Monday, February 1, 2010

The Kirk Report

The Kirk Report


January Barometer Portfolio

Posted: 01 Feb 2010 07:21 AM PST

January Barometer Portfolio
You've probably heard by now that there's a strong belief that the sectors that outperform in the month of January tend to outperform for the full-year ahead. I've heard the same for many years, so last year to test that theory we looked at the sectors (as represented by ETFs) which outperformed in January of 2009. At the time, three sectors outperformed the rest: Utilities (XLU), Healthcare (XLV), and Energy (XLE).

So for the full year of 2009, how did those groups perform for the entire year? Here's the data:

Full-Year 2009 Sector Performance

As you see the three sectors which outperformed the S&P 500 as represented by the SPY were Technology (XLK), Materials (XLB), and Consumer Discretionary (XLY). None of these outperformed in January of 2009. In fact, Utilities (XLU) which was the best sector performer in 2009 underperformed everything else. While one year's performance doesn't offer much to go on, it just goes to show that sometimes market beliefs are not validated by the performance.

With that said, this year we'll do the same thing by looking at the sectors which outperformed the most last month to see if we see the same thing again in 2010.

Sector Performance: January 2010

So far, Healthcare (XLV), Consumer Staples (XLP), Industrials (XLI), & Financials (XLF) are outperforming while Materials (XLB) and Technology (XLK) are underperforming.

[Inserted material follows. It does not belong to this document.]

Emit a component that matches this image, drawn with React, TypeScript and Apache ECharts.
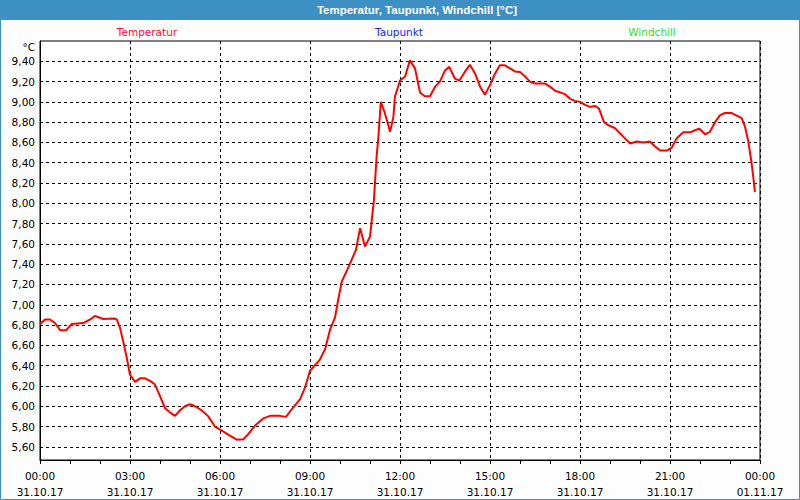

For those of you more interested to see subindustry relative strength, I recommend the ETFdb 60 Index which offers you the ability to track on a year-to-date basis the largest unleveraged ETFs covering a variety of sectors. According to that, here are the ETFs which are positive on a year-to-date basis:

ETFdb 60: YTD

We will check back in a year from now to see if what we saw in 2009 continues again this year and that sector performance in January has no direct relationship to year-long performance trends.